African business, politics and lifestyle
Motor-rickshaws changing face of transport in Mali
Mali introduced Chinese-made motor rickshaws in 2006. They’ve been such a hit that most of Mali’s bigger cities are overrun with them and competition between drivers is pushing down prices. They’ve now been barred from the centre of the capital, Bamako, but in Mali’s third-largest city, Segou, the rickshaw-taxi is the main means of public transport.
“I have a wife and seven children,” rickshaw driver Bassidi Baba Djefaga told Reuters Africa Journal. “This
rickshaw is what enables me to feed my family. Before I had the rickshaw, I was a taxi driver and had two taxis. But when the new rickshaws arrived, I saw that taxi cars weren’t going to be good business any longer. So, I sold my two taxis and bought a rickshaw.”
Bassidi was one of the first drivers in Segou to buy a motor rickshaw, and it paid off. He can now make around $300 a month — a lot more than the average income in Mali, which is around $130.
The rickshaws are a government initiative to create employment and improve transport. Mali’s minister for transport introduced them in 2006 after a visit to China, where motor rickshaws are widely used.
In Mali, drivers buy them from the government for about $2000 and pay for them in instalments over 20 months.
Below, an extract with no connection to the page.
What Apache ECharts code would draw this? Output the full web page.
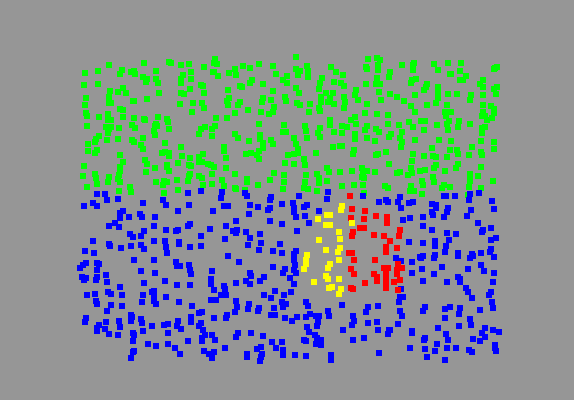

For the people of Segou, the motor rickshaws have revolutionised transport. Before, the only options were taking a donkey cart or an ordinary taxi, which can cost up to 50 cents per trip within Segou. In a motor-rickshaw the same journey costs 10 cents.
But success has brought competition. When Bassidi joined the scheme, there were only a handful of other rickshaws in the city and he was making $20 to $30 a day. Today there are more than 100 rickshaws in Segou town and 200 in the surrounding area, so the drivers’ profits have halved.